_Material_
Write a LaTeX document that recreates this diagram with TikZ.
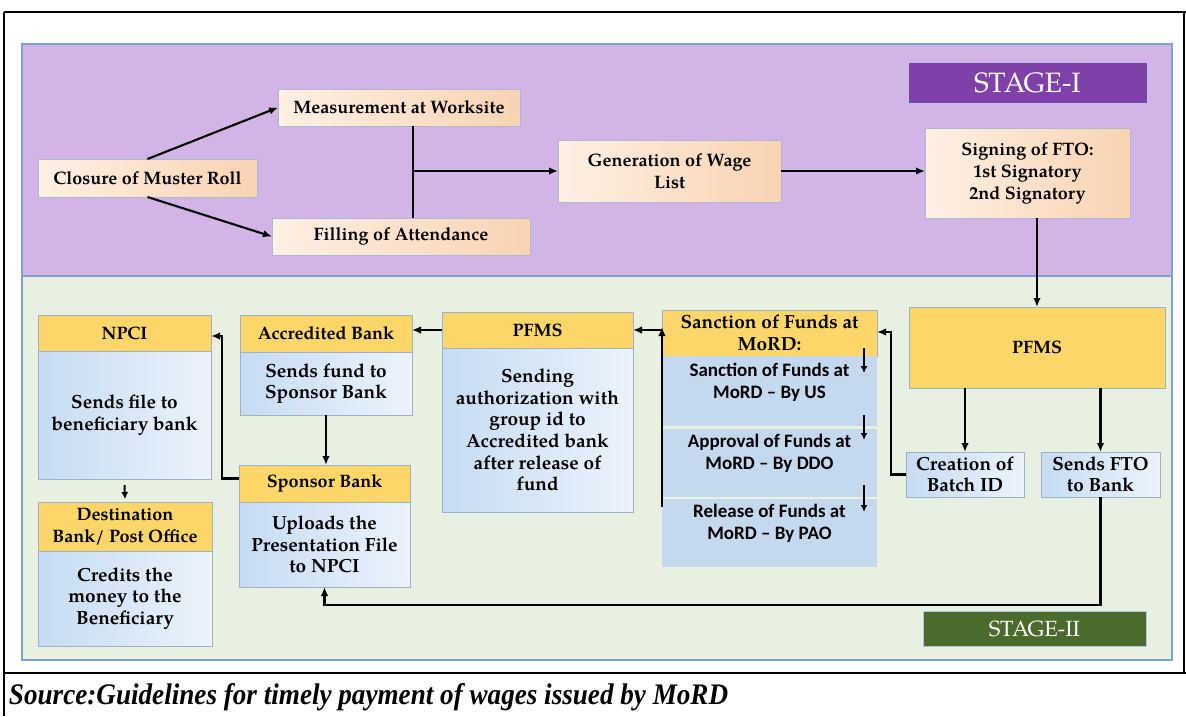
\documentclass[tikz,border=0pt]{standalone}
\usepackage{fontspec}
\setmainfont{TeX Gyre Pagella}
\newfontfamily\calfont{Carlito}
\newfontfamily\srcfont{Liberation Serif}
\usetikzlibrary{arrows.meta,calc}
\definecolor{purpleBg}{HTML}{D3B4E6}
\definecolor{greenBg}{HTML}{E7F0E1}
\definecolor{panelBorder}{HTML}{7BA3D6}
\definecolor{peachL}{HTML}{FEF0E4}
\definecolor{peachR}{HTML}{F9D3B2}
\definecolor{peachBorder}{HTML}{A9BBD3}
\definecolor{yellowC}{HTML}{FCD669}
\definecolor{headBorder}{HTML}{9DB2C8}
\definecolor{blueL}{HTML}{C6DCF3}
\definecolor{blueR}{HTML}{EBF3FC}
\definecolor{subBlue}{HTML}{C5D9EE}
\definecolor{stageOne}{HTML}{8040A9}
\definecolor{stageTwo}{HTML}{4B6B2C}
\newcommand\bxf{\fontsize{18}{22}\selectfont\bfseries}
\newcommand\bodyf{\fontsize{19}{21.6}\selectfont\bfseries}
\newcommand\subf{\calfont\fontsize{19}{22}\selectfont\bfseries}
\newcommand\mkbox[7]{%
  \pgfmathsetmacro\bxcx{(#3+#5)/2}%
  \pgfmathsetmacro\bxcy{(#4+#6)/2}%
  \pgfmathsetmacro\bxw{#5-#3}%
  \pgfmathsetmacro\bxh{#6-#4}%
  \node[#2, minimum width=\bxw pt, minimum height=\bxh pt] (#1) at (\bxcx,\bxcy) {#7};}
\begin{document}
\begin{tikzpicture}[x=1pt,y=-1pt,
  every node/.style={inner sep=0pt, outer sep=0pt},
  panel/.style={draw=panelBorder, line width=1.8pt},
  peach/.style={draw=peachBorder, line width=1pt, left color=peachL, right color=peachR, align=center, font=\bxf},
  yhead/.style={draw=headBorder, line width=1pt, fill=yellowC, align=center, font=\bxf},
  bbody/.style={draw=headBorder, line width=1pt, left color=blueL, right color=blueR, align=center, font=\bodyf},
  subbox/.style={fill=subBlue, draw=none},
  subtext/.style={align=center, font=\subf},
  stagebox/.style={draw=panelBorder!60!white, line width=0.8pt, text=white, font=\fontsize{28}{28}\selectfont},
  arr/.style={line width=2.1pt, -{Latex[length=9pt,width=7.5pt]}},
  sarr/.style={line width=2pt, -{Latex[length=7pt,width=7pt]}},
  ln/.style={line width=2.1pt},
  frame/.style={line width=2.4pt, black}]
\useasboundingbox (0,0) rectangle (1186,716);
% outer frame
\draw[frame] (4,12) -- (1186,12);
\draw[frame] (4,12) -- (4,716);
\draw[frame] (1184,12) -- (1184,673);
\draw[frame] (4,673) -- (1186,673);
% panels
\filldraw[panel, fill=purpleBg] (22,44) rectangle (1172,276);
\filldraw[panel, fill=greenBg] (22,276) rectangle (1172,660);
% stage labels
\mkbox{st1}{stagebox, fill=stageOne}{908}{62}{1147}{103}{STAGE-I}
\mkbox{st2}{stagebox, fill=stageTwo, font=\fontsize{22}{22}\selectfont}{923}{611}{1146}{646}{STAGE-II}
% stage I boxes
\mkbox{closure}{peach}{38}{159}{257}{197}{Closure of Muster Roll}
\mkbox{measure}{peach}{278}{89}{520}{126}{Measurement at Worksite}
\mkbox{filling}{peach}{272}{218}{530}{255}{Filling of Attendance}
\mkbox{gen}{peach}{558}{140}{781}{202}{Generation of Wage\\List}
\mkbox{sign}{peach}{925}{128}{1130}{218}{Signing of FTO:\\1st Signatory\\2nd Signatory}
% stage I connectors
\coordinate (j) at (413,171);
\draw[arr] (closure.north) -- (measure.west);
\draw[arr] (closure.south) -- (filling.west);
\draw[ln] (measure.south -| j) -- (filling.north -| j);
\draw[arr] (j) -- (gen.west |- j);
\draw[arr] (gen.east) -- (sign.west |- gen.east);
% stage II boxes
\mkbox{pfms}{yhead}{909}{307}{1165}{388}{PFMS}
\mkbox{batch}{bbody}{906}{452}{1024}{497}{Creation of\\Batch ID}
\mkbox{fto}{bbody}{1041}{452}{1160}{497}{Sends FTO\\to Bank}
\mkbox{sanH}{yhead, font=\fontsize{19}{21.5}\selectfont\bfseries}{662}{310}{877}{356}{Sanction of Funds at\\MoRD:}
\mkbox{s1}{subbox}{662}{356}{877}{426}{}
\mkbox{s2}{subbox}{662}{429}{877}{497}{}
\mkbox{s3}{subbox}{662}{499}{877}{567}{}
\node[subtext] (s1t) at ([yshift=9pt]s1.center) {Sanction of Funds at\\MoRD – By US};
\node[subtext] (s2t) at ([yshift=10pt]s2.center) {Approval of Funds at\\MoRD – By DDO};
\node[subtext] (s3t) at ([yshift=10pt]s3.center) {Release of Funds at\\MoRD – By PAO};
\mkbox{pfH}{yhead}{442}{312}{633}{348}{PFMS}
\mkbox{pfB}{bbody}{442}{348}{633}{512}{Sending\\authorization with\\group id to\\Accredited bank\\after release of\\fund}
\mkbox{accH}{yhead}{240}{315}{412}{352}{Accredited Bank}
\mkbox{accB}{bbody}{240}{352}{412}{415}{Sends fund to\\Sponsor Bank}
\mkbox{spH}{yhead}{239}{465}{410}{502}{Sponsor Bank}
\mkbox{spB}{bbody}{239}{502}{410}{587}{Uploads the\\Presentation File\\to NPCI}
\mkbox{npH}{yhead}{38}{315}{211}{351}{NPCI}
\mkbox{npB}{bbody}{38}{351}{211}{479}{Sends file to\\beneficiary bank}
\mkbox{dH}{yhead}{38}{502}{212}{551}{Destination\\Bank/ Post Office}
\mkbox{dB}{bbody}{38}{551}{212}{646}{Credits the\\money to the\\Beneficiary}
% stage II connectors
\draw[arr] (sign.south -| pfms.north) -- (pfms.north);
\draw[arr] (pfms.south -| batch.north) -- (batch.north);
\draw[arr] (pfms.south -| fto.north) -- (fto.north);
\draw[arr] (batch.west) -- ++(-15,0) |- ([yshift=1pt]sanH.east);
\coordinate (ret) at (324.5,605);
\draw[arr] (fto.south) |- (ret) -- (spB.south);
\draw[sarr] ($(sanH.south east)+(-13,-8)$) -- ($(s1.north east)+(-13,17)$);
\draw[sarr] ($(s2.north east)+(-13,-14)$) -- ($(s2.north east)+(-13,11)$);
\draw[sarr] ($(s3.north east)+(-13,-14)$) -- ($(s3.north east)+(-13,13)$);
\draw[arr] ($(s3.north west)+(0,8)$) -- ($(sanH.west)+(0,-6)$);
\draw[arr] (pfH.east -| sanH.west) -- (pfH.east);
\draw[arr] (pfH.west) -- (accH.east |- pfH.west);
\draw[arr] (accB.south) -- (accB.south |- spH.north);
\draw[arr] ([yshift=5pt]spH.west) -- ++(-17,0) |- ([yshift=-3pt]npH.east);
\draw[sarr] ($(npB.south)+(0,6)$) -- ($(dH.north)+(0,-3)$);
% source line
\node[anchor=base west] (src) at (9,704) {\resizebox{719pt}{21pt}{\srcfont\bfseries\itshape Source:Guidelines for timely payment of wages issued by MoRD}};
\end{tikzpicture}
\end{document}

_Given problem_
Transcribe all of the material exactly, leaving out whatever pictures it contains.

_Completed exercise_
Write a LaTeX document that recreates this diagram with TikZ.
\documentclass[tikz,border=0pt]{standalone}
\usepackage{fontspec}
\setmainfont{TeX Gyre Pagella}
\newfontfamily\calfont{Carlito}
\newfontfamily\srcfont{Liberation Serif}
\usetikzlibrary{arrows.meta,calc}
\definecolor{purpleBg}{HTML}{D3B4E6}
\definecolor{greenBg}{HTML}{E7F0E1}
\definecolor{panelBorder}{HTML}{7BA3D6}
\definecolor{peachL}{HTML}{FEF0E4}
\definecolor{peachR}{HTML}{F9D3B2}
\definecolor{peachBorder}{HTML}{A9BBD3}
\definecolor{yellowC}{HTML}{FCD669}
\definecolor{headBorder}{HTML}{9DB2C8}
\definecolor{blueL}{HTML}{C6DCF3}
\definecolor{blueR}{HTML}{EBF3FC}
\definecolor{subBlue}{HTML}{C5D9EE}
\definecolor{stageOne}{HTML}{8040A9}
\definecolor{stageTwo}{HTML}{4B6B2C}
\newcommand\bxf{\fontsize{18}{22}\selectfont\bfseries}
\newcommand\bodyf{\fontsize{19}{21.6}\selectfont\bfseries}
\newcommand\subf{\calfont\fontsize{19}{22}\selectfont\bfseries}
\newcommand\mkbox[7]{%
  \pgfmathsetmacro\bxcx{(#3+#5)/2}%
  \pgfmathsetmacro\bxcy{(#4+#6)/2}%
  \pgfmathsetmacro\bxw{#5-#3}%
  \pgfmathsetmacro\bxh{#6-#4}%
  \node[#2, minimum width=\bxw pt, minimum height=\bxh pt] (#1) at (\bxcx,\bxcy) {#7};}
\begin{document}
\begin{tikzpicture}[x=1pt,y=-1pt,
  every node/.style={inner sep=0pt, outer sep=0pt},
  panel/.style={draw=panelBorder, line width=1.8pt},
  peach/.style={draw=peachBorder, line width=1pt, left color=peachL, right color=peachR, align=center, font=\bxf},
  yhead/.style={draw=headBorder, line width=1pt, fill=yellowC, align=center, font=\bxf},
  bbody/.style={draw=headBorder, line width=1pt, left color=blueL, right color=blueR, align=center, font=\bodyf},
  subbox/.style={fill=subBlue, draw=none},
  subtext/.style={align=center, font=\subf},
  stagebox/.style={draw=panelBorder!60!white, line width=0.8pt, text=white, font=\fontsize{28}{28}\selectfont},
  arr/.style={line width=2.1pt, -{Latex[length=9pt,width=7.5pt]}},
  sarr/.style={line width=2pt, -{Latex[length=7pt,width=7pt]}},
  ln/.style={line width=2.1pt},
  frame/.style={line width=2.4pt, black}]
\useasboundingbox (0,0) rectangle (1186,716);
% outer frame
\draw[frame] (4,12) -- (1186,12);
\draw[frame] (4,12) -- (4,716);
\draw[frame] (1184,12) -- (1184,673);
\draw[frame] (4,673) -- (1186,673);
% panels
\filldraw[panel, fill=purpleBg] (22,44) rectangle (1172,276);
\filldraw[panel, fill=greenBg] (22,276) rectangle (1172,660);
% stage labels
\mkbox{st1}{stagebox, fill=stageOne}{908}{62}{1147}{103}{STAGE-I}
\mkbox{st2}{stagebox, fill=stageTwo, font=\fontsize{22}{22}\selectfont}{923}{611}{1146}{646}{STAGE-II}
% stage I boxes
\mkbox{closure}{peach}{38}{159}{257}{197}{Closure of Muster Roll}
\mkbox{measure}{peach}{278}{89}{520}{126}{Measurement at Worksite}
\mkbox{filling}{peach}{272}{218}{530}{255}{Filling of Attendance}
\mkbox{gen}{peach}{558}{140}{781}{202}{Generation of Wage\\List}
\mkbox{sign}{peach}{925}{128}{1130}{218}{Signing of FTO:\\1st Signatory\\2nd Signatory}
% stage I connectors
\coordinate (j) at (413,171);
\draw[arr] (closure.north) -- (measure.west);
\draw[arr] (closure.south) -- (filling.west);
\draw[ln] (measure.south -| j) -- (filling.north -| j);
\draw[arr] (j) -- (gen.west |- j);
\draw[arr] (gen.east) -- (sign.west |- gen.east);
% stage II boxes
\mkbox{pfms}{yhead}{909}{307}{1165}{388}{PFMS}
\mkbox{batch}{bbody}{906}{452}{1024}{497}{Creation of\\Batch ID}
\mkbox{fto}{bbody}{1041}{452}{1160}{497}{Sends FTO\\to Bank}
\mkbox{sanH}{yhead, font=\fontsize{19}{21.5}\selectfont\bfseries}{662}{310}{877}{356}{Sanction of Funds at\\MoRD:}
\mkbox{s1}{subbox}{662}{356}{877}{426}{}
\mkbox{s2}{subbox}{662}{429}{877}{497}{}
\mkbox{s3}{subbox}{662}{499}{877}{567}{}
\node[subtext] (s1t) at ([yshift=9pt]s1.center) {Sanction of Funds at\\MoRD – By US};
\node[subtext] (s2t) at ([yshift=10pt]s2.center) {Approval of Funds at\\MoRD – By DDO};
\node[subtext] (s3t) at ([yshift=10pt]s3.center) {Release of Funds at\\MoRD – By PAO};
\mkbox{pfH}{yhead}{442}{312}{633}{348}{PFMS}
\mkbox{pfB}{bbody}{442}{348}{633}{512}{Sending\\authorization with\\group id to\\Accredited bank\\after release of\\fund}
\mkbox{accH}{yhead}{240}{315}{412}{352}{Accredited Bank}
\mkbox{accB}{bbody}{240}{352}{412}{415}{Sends fund to\\Sponsor Bank}
\mkbox{spH}{yhead}{239}{465}{410}{502}{Sponsor Bank}
\mkbox{spB}{bbody}{239}{502}{410}{587}{Uploads the\\Presentation File\\to NPCI}
\mkbox{npH}{yhead}{38}{315}{211}{351}{NPCI}
\mkbox{npB}{bbody}{38}{351}{211}{479}{Sends file to\\beneficiary bank}
\mkbox{dH}{yhead}{38}{502}{212}{551}{Destination\\Bank/ Post Office}
\mkbox{dB}{bbody}{38}{551}{212}{646}{Credits the\\money to the\\Beneficiary}
% stage II connectors
\draw[arr] (sign.south -| pfms.north) -- (pfms.north);
\draw[arr] (pfms.south -| batch.north) -- (batch.north);
\draw[arr] (pfms.south -| fto.north) -- (fto.north);
\draw[arr] (batch.west) -- ++(-15,0) |- ([yshift=1pt]sanH.east);
\coordinate (ret) at (324.5,605);
\draw[arr] (fto.south) |- (ret) -- (spB.south);
\draw[sarr] ($(sanH.south east)+(-13,-8)$) -- ($(s1.north east)+(-13,17)$);
\draw[sarr] ($(s2.north east)+(-13,-14)$) -- ($(s2.north east)+(-13,11)$);
\draw[sarr] ($(s3.north east)+(-13,-14)$) -- ($(s3.north east)+(-13,13)$);
\draw[arr] ($(s3.north west)+(0,8)$) -- ($(sanH.west)+(0,-6)$);
\draw[arr] (pfH.east -| sanH.west) -- (pfH.east);
\draw[arr] (pfH.west) -- (accH.east |- pfH.west);
\draw[arr] (accB.south) -- (accB.south |- spH.north);
\draw[arr] ([yshift=5pt]spH.west) -- ++(-17,0) |- ([yshift=-3pt]npH.east);
\draw[sarr] ($(npB.south)+(0,6)$) -- ($(dH.north)+(0,-3)$);
% source line
\node[anchor=base west] (src) at (9,704) {\resizebox{719pt}{21pt}{\srcfont\bfseries\itshape Source:Guidelines for timely payment of wages issued by MoRD}};
\end{tikzpicture}
\end{document}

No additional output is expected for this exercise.